今でもその時の光景をスローモーションで覚えている。血の気が引いたことも。

「万引きしたんじゃないでしょうね!」

母はそう怒鳴った。声が少し裏返って金切り声になっていた。ちがう、ちがうよと泣いた。

いま振り返ってもわけがわからない。
子どもが見覚えのない文房具を持っていた、だからと言っていきなり万引きを疑うか?

洗濯物を一枚畳んで一円の小遣いを私は受け取っていた。
それで買ったとなぜ考えてくれない。
せめて、祖父母に買ってもらったとか、他にあるだろうに。

私がそのカッターで自分の手首を切り始めたのは、高学年になってからだった。


母が何年も十何年も、会社で上司からパワハラを受けていたというのは成人してから知った。

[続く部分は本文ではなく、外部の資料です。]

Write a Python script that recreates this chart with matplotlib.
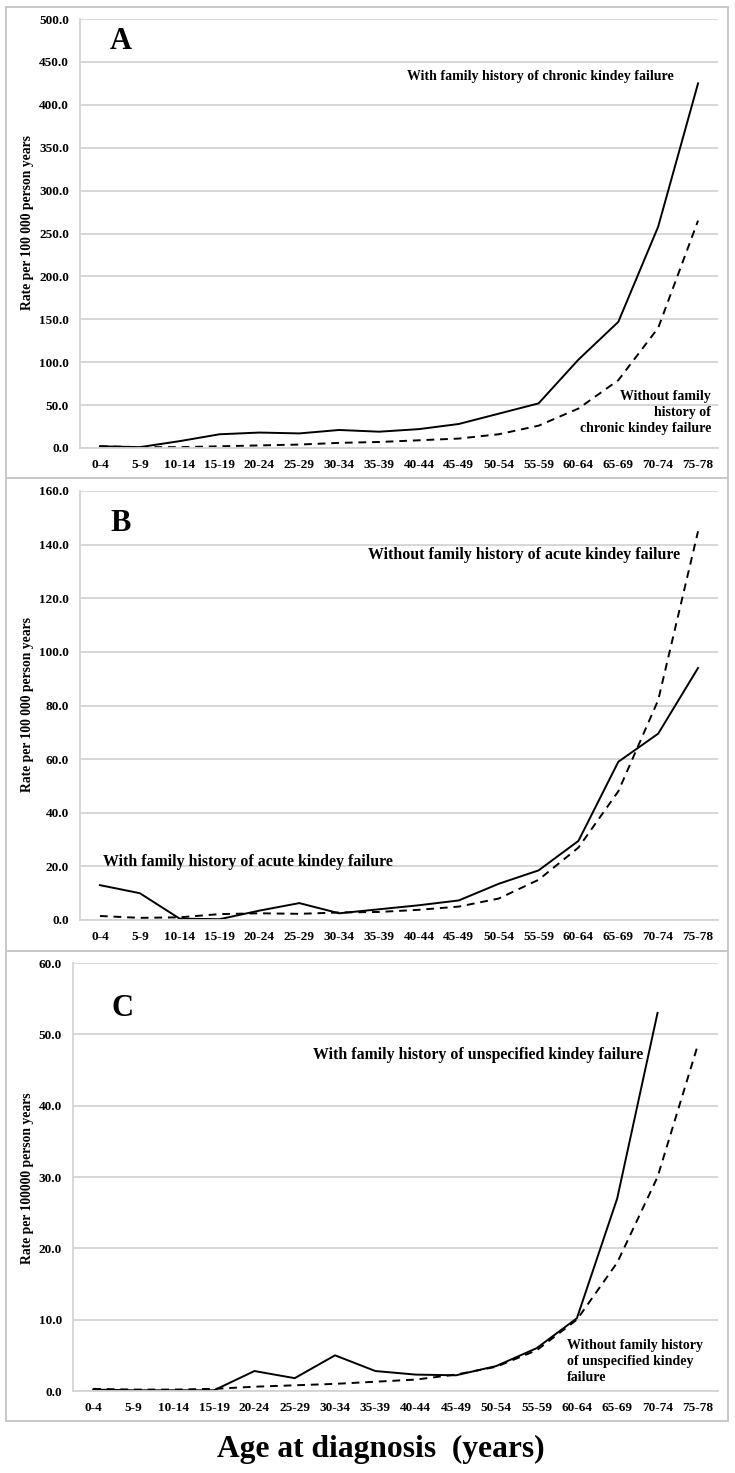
import matplotlib
matplotlib.use("Agg")
import matplotlib.pyplot as plt
import numpy as np
from matplotlib.patches import Rectangle

# --- Data ---
age_groups = ["0-4", "5-9", "10-14", "15-19", "20-24", "25-29", "30-34", "35-39",
              "40-44", "45-49", "50-54", "55-59", "60-64", "65-69", "70-74", "75-78"]

chronic_with = [2, 1, 8, 16, 18, 17, 21, 19, 22, 28, 40, 52, 103, 147, 258, 425]
chronic_without = [2, 1, 1, 2, 3, 4, 6, 7, 9, 11, 16, 26, 46, 79, 140, 265]

acute_with = [13, 10, 0.5, 0.3, 3.5, 6.3, 2.5, 4, 5.5, 7.3, 13.5, 18.5, 29.5, 59, 69.5, 94]
acute_without = [1.5, 0.8, 1, 2.2, 2.5, 2.3, 2.8, 3, 3.8, 5, 8, 15, 27, 48, 82, 145]

unspec_with = [0.2, 0.1, 0.1, 0.1, 2.8, 1.8, 5.0, 2.8, 2.3, 2.2, 3.5, 6.0, 10.2, 27, 53, np.nan]
unspec_without = [0.3, 0.2, 0.2, 0.3, 0.6, 0.8, 1.0, 1.3, 1.6, 2.3, 3.4, 5.7, 10.0, 18, 30, 48.5]

W, H = 735, 1473
SERIF = "Liberation Serif"
GRID = "#d4d4d4"
TICK_FS = 9.5

fig = plt.figure(figsize=(W / 100, H / 100), dpi=100)


def px_axes(left, top, right, bottom):
    return fig.add_axes([left / W, 1 - bottom / H, (right - left) / W, (bottom - top) / H])


def panel_box(top, bottom):
    fig.patches.append(Rectangle((6 / W, 1 - bottom / H), (728 - 6) / W, (bottom - top) / H,
                                 transform=fig.transFigure, fill=False,
                                 edgecolor="#c8c8c8", linewidth=1.4))


def draw_panel(ax, with_vals, without_vals, ymax, step, letter, letter_pos):
    x = np.arange(len(age_groups))
    ax.plot(x, with_vals, color="black", linewidth=1.4)
    ax.plot(x, without_vals, color="black", linewidth=1.4, linestyle=(0, (4, 3)))
    ax.set_xlim(-0.5, len(age_groups) - 0.5)
    ax.set_ylim(0, ymax)
    ticks = np.arange(0, ymax + step / 2, step)
    ax.set_yticks(ticks)
    ax.set_yticklabels([f"{v:.1f}" for v in ticks],
                       fontfamily=SERIF, fontweight="bold", fontsize=TICK_FS)
    ax.set_xticks(x)
    ax.set_xticklabels(age_groups, fontfamily=SERIF, fontweight="bold", fontsize=TICK_FS)
    ax.tick_params(length=0, pad=8)
    ax.grid(axis="y", color=GRID, linewidth=1.3)
    ax.set_axisbelow(True)
    for s in ["top", "right"]:
        ax.spines[s].set_visible(False)
    for s in ["left", "bottom"]:
        ax.spines[s].set_color(GRID)
        ax.spines[s].set_linewidth(1.3)
    ax.text(letter_pos[0], letter_pos[1], letter, transform=ax.transAxes, fontfamily=SERIF,
            fontweight="bold", fontsize=22, ha="center", va="center")


def note(ax, x, y, s, size, ha="left"):
    ax.text(x, y, s, transform=ax.transAxes, fontfamily=SERIF, fontweight="bold",
            fontsize=size, ha=ha, va="center", multialignment=ha, linespacing=1.3)


def ylab(y, s):
    fig.text(28 / W, 1 - y / H, s, rotation=90, ha="center", va="center",
             fontfamily=SERIF, fontweight="bold", fontsize=9.8)


# panel frames
panel_box(7, 478)
panel_box(478, 951)
panel_box(951, 1421)

# --- A: chronic ---
axA = px_axes(80, 19, 718, 448)
draw_panel(axA, chronic_with, chronic_without, 500, 50, "A", (0.064, 0.948))
note(axA, 0.5125, 0.865, "With family history of chronic kindey failure", 10)
note(axA, 0.989, 0.082, "Without family\nhistory of\nchronic kindey failure", 10, ha="right")
ylab(223, "Rate per 100 000 person years")

# --- B: acute ---
axB = px_axes(80, 491, 718, 920)
draw_panel(axB, acute_with, acute_without, 160, 20, "B", (0.063, 0.925))
note(axB, 0.451, 0.851, "Without family history of acute kindey failure", 11.4)
note(axB, 0.036, 0.135, "With family history of acute kindey failure", 11.4)
ylab(705, "Rate per 100 000 person years")

# --- C: unspecified ---
axC = px_axes(73, 963, 718, 1391)
draw_panel(axC, unspec_with, unspec_without, 60, 10, "C", (0.076, 0.893))
note(axC, 0.372, 0.785, "With family history of unspecified kindey failure", 11.4)
note(axC, 0.766, 0.068, "Without family history\nof unspecified kindey\nfailure", 10)
ylab(1178, "Rate per 100000 person years")

fig.text(381 / W, 1 - 1449 / H, "Age at diagnosis  (years)", ha="center", va="center",
         fontfamily=SERIF, fontweight="bold", fontsize=22.7)

fig.savefig("out.png", dpi=100, facecolor="white")
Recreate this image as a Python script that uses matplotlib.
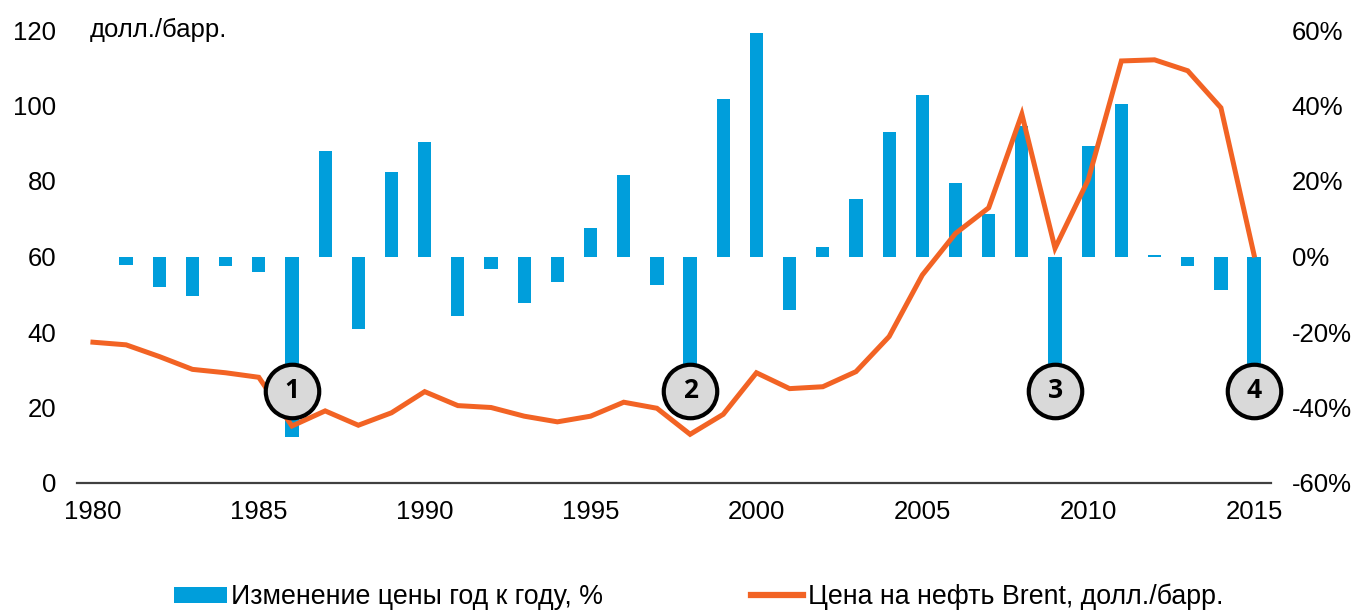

環境や交友関係によって、言動というものは影響を受ける。
つまりは、私は母を通して母の上司から詰められていたということなのかもしれない。到底納得などできはしないが、それでもそう思いたい。母は悪くなかったと思い込んでしまいたい。

パワハラという言葉が世に広まる前から、幼い頃から、子ども心に母が会社でつらい思いをしているのは察していた。

夜中に家を抜け出して、母の会社に行って、会社に火をつける空想を布団の中で何度もした。
母を苦しめる会社がなくなればいいと思った。

何年か経って、そんな空想をしていたんだよ、と何気なく母にこぼした。

「お母さんのこと焼き殺したかったのね!!」

母はそう言った。
ちがうよ、ちがうよと泣きじゃくりながら必死に言ったような気もするし、ただ呆気に取られて呆然としていた気もする。

どちらが実際の記憶かわからないが、ひどく悲しかったのは確かだ。

なぜ私が母を求めていることが伝わらないのだろう。苦しむ母を助けたいと思うのが伝わらないのだろう。母が大好きだと、それがなぜ伝わらないのだろう。

悲しかった。

だから、私はずっと、母に嫌われていると、憎まれていると思いながら育った。
生まれたことを申し訳なく思って布団の中で泣いたことも数知れない。

同時に、私は母を憎んだ。
脳内で何度も包丁を突き立てたし、母がある日突然事故か何かで消えてしまう空想もした。

それでもずっと、すべてに絶望して布団にくるまりながら、小さなこどもの姿になって母の膝で抱きしめられたいと思っていた。

小学校低学年の頃、忘れ物やうっかりが多い私に母が「小さい頃の方がいい子だったのに……」とこぼしたときから、私にとって理想の姿とは、大したことができなくとも許され愛される、未就学児の幼い自分だった。

私はもうすぐ、母が私を産んだときと同じ歳になる。

年に一回か二回会う今の母は、すっかりおとなしくなった。
あの、噴出するような、怒る力もなくしたように見える。

私が家を出て二、三年して、母はとうとう精神的に折れて仕事を辞めたらしい。
その少し前、パワハラ上司がいなくなり、とても楽になって、おかしかった同僚も普通になったと言っていた。今までそれが当たり前だから気づかなかったと。

張っていた糸が緩んで、ぷっつり力が抜けてしまったのかも知れない。

「学生時代、朝起きれなかったあなたの気持ちがわかった」と母は言った。

人をなじるのも、怒鳴るのも、体力と元気がなくてはできないことだったのだなと、母を見ていて知った。

今でも昔の母への憎らしい気持ちはある。思い出すたびに、喉奥で胃のもたれに似た気分の悪さがめぐる。
ついでに、顔も知らぬ母のかつての上司のことも、今でも会社に火を放ってやりたいと思う。

でも、もう会社にその上司はいないし、母も死んだ。

かつての母はもう死んだ。
私が今、穏やかに交流するのは、今の母だ。
少し力の抜けた、怒鳴る気力も失った、飼い猫を可愛がり妹と砕けた談話をする母だ。

どうかずっと死んでいてほしいと思う。
私には今の母がいればいい。

いつだか、「どうして許せるのか」と自助会で聞かれ、私はそのとき「過去の恨みと現在の許しは共存し得る」と答えた。それもそのときの本心だったと思う。
でも最近、少し違うのかも、と気付いた。

死んでくれたから、諦めがついたのだ。



そんな私は今、人間関係で色々あって、消化器にくる気分の重さを抱えながらモラハラ加害者向けのプログラムを探し回っている。
私の中に、母から受け継いだ毒があるのではないかと思うと、苦しくて不安で仕方ない。
あなたは違うよ、相手が悪かったんだ、と言ってほしいのだと思う。その「回答」がほしいのだと思う。
私の中に残る過去の母を、早く火にくべたい。